#### Available data

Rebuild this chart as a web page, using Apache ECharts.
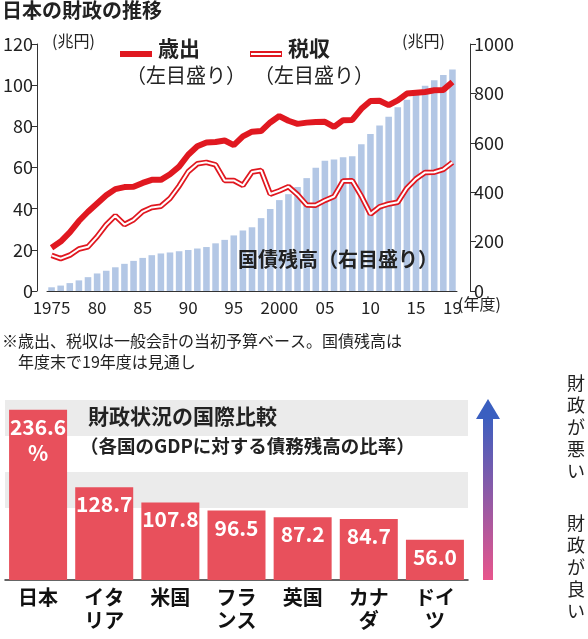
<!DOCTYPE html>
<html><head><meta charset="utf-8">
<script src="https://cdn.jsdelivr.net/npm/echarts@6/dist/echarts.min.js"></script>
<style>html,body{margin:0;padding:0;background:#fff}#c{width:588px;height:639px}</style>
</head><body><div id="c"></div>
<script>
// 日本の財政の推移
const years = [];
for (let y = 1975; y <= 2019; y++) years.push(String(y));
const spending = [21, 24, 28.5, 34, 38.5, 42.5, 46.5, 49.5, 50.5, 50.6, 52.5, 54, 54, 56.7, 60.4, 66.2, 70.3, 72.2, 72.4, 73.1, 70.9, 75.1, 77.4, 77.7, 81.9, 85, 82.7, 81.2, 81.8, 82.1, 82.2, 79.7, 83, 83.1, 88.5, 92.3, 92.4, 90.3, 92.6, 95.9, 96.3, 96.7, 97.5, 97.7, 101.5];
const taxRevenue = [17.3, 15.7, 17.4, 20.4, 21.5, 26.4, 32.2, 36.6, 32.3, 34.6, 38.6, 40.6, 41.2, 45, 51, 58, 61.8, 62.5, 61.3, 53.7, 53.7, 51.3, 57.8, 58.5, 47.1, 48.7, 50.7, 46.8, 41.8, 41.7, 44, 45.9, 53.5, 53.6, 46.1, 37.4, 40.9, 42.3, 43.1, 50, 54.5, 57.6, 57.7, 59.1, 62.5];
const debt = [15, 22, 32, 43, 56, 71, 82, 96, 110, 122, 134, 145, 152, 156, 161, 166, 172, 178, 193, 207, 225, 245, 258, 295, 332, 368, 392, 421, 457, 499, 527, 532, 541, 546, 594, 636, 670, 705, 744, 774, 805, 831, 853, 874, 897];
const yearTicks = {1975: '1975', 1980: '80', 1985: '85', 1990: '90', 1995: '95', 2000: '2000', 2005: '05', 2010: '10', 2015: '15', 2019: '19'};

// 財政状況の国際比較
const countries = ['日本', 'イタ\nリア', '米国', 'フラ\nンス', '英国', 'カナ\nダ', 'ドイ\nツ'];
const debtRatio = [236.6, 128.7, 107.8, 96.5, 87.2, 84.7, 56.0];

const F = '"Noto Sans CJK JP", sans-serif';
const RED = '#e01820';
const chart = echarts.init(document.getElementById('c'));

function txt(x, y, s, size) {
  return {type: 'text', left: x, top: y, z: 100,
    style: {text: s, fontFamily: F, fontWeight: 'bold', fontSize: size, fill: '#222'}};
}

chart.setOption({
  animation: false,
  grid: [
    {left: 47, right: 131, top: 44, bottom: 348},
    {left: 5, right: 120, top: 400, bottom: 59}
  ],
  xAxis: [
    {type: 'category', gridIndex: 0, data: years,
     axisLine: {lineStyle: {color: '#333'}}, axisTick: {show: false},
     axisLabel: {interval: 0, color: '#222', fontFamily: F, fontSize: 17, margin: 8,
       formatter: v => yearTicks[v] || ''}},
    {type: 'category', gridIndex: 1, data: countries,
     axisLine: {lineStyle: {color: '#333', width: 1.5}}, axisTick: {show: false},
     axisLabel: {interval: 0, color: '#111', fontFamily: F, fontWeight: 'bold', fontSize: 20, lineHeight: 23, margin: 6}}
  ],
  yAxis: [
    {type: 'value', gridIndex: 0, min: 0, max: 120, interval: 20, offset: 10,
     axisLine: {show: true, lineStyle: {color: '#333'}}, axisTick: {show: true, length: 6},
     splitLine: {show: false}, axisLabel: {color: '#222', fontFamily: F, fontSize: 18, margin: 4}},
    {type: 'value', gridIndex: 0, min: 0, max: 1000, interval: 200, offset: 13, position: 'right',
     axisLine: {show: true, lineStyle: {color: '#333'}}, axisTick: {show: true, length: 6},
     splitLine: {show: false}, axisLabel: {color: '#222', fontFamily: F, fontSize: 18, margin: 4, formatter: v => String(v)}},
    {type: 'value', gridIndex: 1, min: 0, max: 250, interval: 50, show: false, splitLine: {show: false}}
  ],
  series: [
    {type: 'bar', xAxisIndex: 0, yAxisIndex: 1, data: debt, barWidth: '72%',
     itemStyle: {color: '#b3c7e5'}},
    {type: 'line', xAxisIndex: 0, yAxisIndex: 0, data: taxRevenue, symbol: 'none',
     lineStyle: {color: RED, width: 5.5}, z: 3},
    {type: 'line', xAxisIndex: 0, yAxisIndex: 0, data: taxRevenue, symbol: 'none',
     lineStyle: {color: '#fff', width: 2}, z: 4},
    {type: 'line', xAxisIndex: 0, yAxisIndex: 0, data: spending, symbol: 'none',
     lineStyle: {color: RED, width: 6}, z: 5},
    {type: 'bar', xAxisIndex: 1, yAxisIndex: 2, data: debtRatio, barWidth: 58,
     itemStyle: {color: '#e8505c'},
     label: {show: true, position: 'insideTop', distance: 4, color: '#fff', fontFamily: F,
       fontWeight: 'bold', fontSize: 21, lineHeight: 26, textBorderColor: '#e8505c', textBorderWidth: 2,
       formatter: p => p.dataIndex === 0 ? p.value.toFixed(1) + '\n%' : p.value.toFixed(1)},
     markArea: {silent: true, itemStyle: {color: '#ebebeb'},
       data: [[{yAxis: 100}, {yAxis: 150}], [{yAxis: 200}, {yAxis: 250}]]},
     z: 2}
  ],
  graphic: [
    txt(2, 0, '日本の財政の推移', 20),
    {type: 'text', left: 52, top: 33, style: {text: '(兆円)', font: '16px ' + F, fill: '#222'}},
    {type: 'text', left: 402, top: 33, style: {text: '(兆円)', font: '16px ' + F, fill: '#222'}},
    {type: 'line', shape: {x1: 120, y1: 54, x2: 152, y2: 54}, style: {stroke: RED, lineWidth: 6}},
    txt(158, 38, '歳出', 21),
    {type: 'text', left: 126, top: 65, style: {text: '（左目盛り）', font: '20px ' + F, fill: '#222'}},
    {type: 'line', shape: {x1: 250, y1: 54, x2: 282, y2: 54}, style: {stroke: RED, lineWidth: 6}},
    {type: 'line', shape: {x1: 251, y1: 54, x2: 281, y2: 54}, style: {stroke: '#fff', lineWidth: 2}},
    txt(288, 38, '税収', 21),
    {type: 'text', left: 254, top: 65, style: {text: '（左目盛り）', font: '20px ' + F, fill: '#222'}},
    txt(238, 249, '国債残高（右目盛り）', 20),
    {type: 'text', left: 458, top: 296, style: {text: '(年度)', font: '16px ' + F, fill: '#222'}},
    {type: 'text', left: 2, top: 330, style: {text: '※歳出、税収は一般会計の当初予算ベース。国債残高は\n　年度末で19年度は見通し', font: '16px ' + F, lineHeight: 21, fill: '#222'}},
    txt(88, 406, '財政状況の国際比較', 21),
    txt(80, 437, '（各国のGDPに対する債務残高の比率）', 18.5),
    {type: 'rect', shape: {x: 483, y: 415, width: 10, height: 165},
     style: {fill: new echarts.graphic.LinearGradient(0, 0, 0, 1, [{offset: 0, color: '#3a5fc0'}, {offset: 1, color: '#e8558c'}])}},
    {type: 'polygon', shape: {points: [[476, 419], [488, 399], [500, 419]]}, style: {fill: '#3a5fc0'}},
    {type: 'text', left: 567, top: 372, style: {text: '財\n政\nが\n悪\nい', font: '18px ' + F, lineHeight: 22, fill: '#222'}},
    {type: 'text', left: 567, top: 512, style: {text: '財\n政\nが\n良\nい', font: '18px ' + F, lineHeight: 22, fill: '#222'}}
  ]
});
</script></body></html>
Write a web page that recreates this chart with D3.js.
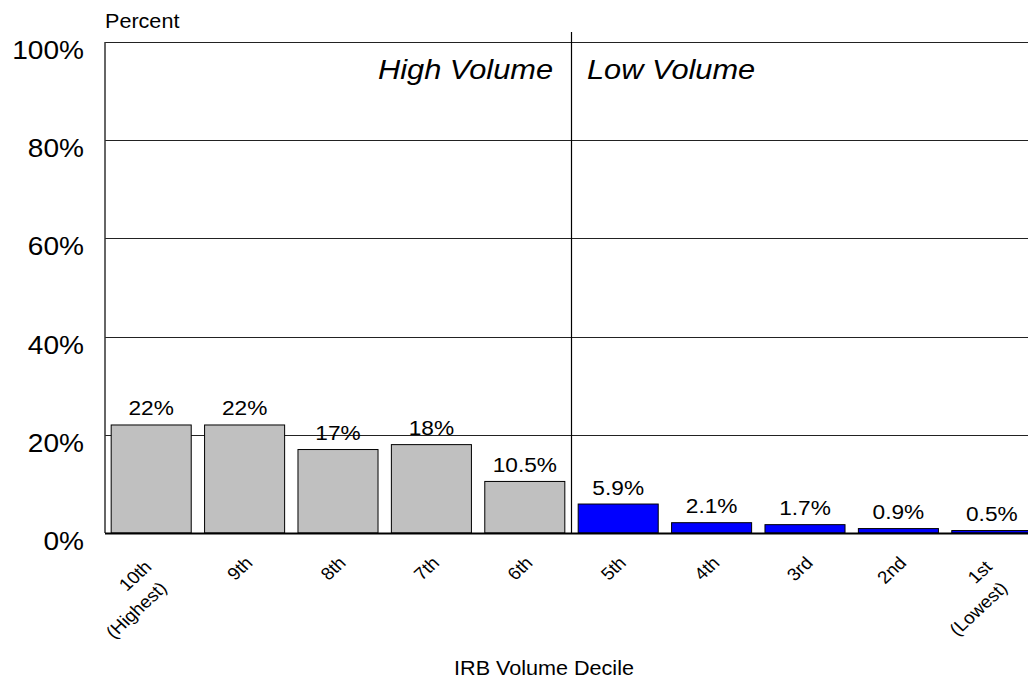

########

Write out each entry exactly as given, omitting any picture.

Rebuild this chart as a web page, using Apache ECharts.
<!DOCTYPE html>
<html><head><meta charset="utf-8">
<script src="https://cdn.jsdelivr.net/npm/echarts@6/dist/echarts.min.js"></script>
<style>html,body{margin:0;padding:0;background:#fff}#c{width:588px;height:639px}</style>
</head><body><div id="c"></div>
<script>
// 日本の財政の推移
const years = [];
for (let y = 1975; y <= 2019; y++) years.push(String(y));
const spending = [21, 24, 28.5, 34, 38.5, 42.5, 46.5, 49.5, 50.5, 50.6, 52.5, 54, 54, 56.7, 60.4, 66.2, 70.3, 72.2, 72.4, 73.1, 70.9, 75.1, 77.4, 77.7, 81.9, 85, 82.7, 81.2, 81.8, 82.1, 82.2, 79.7, 83, 83.1, 88.5, 92.3, 92.4, 90.3, 92.6, 95.9, 96.3, 96.7, 97.5, 97.7, 101.5];
const taxRevenue = [17.3, 15.7, 17.4, 20.4, 21.5, 26.4, 32.2, 36.6, 32.3, 34.6, 38.6, 40.6, 41.2, 45, 51, 58, 61.8, 62.5, 61.3, 53.7, 53.7, 51.3, 57.8, 58.5, 47.1, 48.7, 50.7, 46.8, 41.8, 41.7, 44, 45.9, 53.5, 53.6, 46.1, 37.4, 40.9, 42.3, 43.1, 50, 54.5, 57.6, 57.7, 59.1, 62.5];
const debt = [15, 22, 32, 43, 56, 71, 82, 96, 110, 122, 134, 145, 152, 156, 161, 166, 172, 178, 193, 207, 225, 245, 258, 295, 332, 368, 392, 421, 457, 499, 527, 532, 541, 546, 594, 636, 670, 705, 744, 774, 805, 831, 853, 874, 897];
const yearTicks = {1975: '1975', 1980: '80', 1985: '85', 1990: '90', 1995: '95', 2000: '2000', 2005: '05', 2010: '10', 2015: '15', 2019: '19'};

// 財政状況の国際比較
const countries = ['日本', 'イタ\nリア', '米国', 'フラ\nンス', '英国', 'カナ\nダ', 'ドイ\nツ'];
const debtRatio = [236.6, 128.7, 107.8, 96.5, 87.2, 84.7, 56.0];

const F = '"Noto Sans CJK JP", sans-serif';
const RED = '#e01820';
const chart = echarts.init(document.getElementById('c'));

function txt(x, y, s, size) {
  return {type: 'text', left: x, top: y, z: 100,
    style: {text: s, fontFamily: F, fontWeight: 'bold', fontSize: size, fill: '#222'}};
}

chart.setOption({
  animation: false,
  grid: [
    {left: 47, right: 131, top: 44, bottom: 348},
    {left: 5, right: 120, top: 400, bottom: 59}
  ],
  xAxis: [
    {type: 'category', gridIndex: 0, data: years,
     axisLine: {lineStyle: {color: '#333'}}, axisTick: {show: false},
     axisLabel: {interval: 0, color: '#222', fontFamily: F, fontSize: 17, margin: 8,
       formatter: v => yearTicks[v] || ''}},
    {type: 'category', gridIndex: 1, data: countries,
     axisLine: {lineStyle: {color: '#333', width: 1.5}}, axisTick: {show: false},
     axisLabel: {interval: 0, color: '#111', fontFamily: F, fontWeight: 'bold', fontSize: 20, lineHeight: 23, margin: 6}}
  ],
  yAxis: [
    {type: 'value', gridIndex: 0, min: 0, max: 120, interval: 20, offset: 10,
     axisLine: {show: true, lineStyle: {color: '#333'}}, axisTick: {show: true, length: 6},
     splitLine: {show: false}, axisLabel: {color: '#222', fontFamily: F, fontSize: 18, margin: 4}},
    {type: 'value', gridIndex: 0, min: 0, max: 1000, interval: 200, offset: 13, position: 'right',
     axisLine: {show: true, lineStyle: {color: '#333'}}, axisTick: {show: true, length: 6},
     splitLine: {show: false}, axisLabel: {color: '#222', fontFamily: F, fontSize: 18, margin: 4, formatter: v => String(v)}},
    {type: 'value', gridIndex: 1, min: 0, max: 250, interval: 50, show: false, splitLine: {show: false}}
  ],
  series: [
    {type: 'bar', xAxisIndex: 0, yAxisIndex: 1, data: debt, barWidth: '72%',
     itemStyle: {color: '#b3c7e5'}},
    {type: 'line', xAxisIndex: 0, yAxisIndex: 0, data: taxRevenue, symbol: 'none',
     lineStyle: {color: RED, width: 5.5}, z: 3},
    {type: 'line', xAxisIndex: 0, yAxisIndex: 0, data: taxRevenue, symbol: 'none',
     lineStyle: {color: '#fff', width: 2}, z: 4},
    {type: 'line', xAxisIndex: 0, yAxisIndex: 0, data: spending, symbol: 'none',
     lineStyle: {color: RED, width: 6}, z: 5},
    {type: 'bar', xAxisIndex: 1, yAxisIndex: 2, data: debtRatio, barWidth: 58,
     itemStyle: {color: '#e8505c'},
     label: {show: true, position: 'insideTop', distance: 4, color: '#fff', fontFamily: F,
       fontWeight: 'bold', fontSize: 21, lineHeight: 26, textBorderColor: '#e8505c', textBorderWidth: 2,
       formatter: p => p.dataIndex === 0 ? p.value.toFixed(1) + '\n%' : p.value.toFixed(1)},
     markArea: {silent: true, itemStyle: {color: '#ebebeb'},
       data: [[{yAxis: 100}, {yAxis: 150}], [{yAxis: 200}, {yAxis: 250}]]},
     z: 2}
  ],
  graphic: [
    txt(2, 0, '日本の財政の推移', 20),
    {type: 'text', left: 52, top: 33, style: {text: '(兆円)', font: '16px ' + F, fill: '#222'}},
    {type: 'text', left: 402, top: 33, style: {text: '(兆円)', font: '16px ' + F, fill: '#222'}},
    {type: 'line', shape: {x1: 120, y1: 54, x2: 152, y2: 54}, style: {stroke: RED, lineWidth: 6}},
    txt(158, 38, '歳出', 21),
    {type: 'text', left: 126, top: 65, style: {text: '（左目盛り）', font: '20px ' + F, fill: '#222'}},
    {type: 'line', shape: {x1: 250, y1: 54, x2: 282, y2: 54}, style: {stroke: RED, lineWidth: 6}},
    {type: 'line', shape: {x1: 251, y1: 54, x2: 281, y2: 54}, style: {stroke: '#fff', lineWidth: 2}},
    txt(288, 38, '税収', 21),
    {type: 'text', left: 254, top: 65, style: {text: '（左目盛り）', font: '20px ' + F, fill: '#222'}},
    txt(238, 249, '国債残高（右目盛り）', 20),
    {type: 'text', left: 458, top: 296, style: {text: '(年度)', font: '16px ' + F, fill: '#222'}},
    {type: 'text', left: 2, top: 330, style: {text: '※歳出、税収は一般会計の当初予算ベース。国債残高は\n　年度末で19年度は見通し', font: '16px ' + F, lineHeight: 21, fill: '#222'}},
    txt(88, 406, '財政状況の国際比較', 21),
    txt(80, 437, '（各国のGDPに対する債務残高の比率）', 18.5),
    {type: 'rect', shape: {x: 483, y: 415, width: 10, height: 165},
     style: {fill: new echarts.graphic.LinearGradient(0, 0, 0, 1, [{offset: 0, color: '#3a5fc0'}, {offset: 1, color: '#e8558c'}])}},
    {type: 'polygon', shape: {points: [[476, 419], [488, 399], [500, 419]]}, style: {fill: '#3a5fc0'}},
    {type: 'text', left: 567, top: 372, style: {text: '財\n政\nが\n悪\nい', font: '18px ' + F, lineHeight: 22, fill: '#222'}},
    {type: 'text', left: 567, top: 512, style: {text: '財\n政\nが\n良\nい', font: '18px ' + F, lineHeight: 22, fill: '#222'}}
  ]
});
</script></body></html>
Write a web page that recreates this chart with D3.js.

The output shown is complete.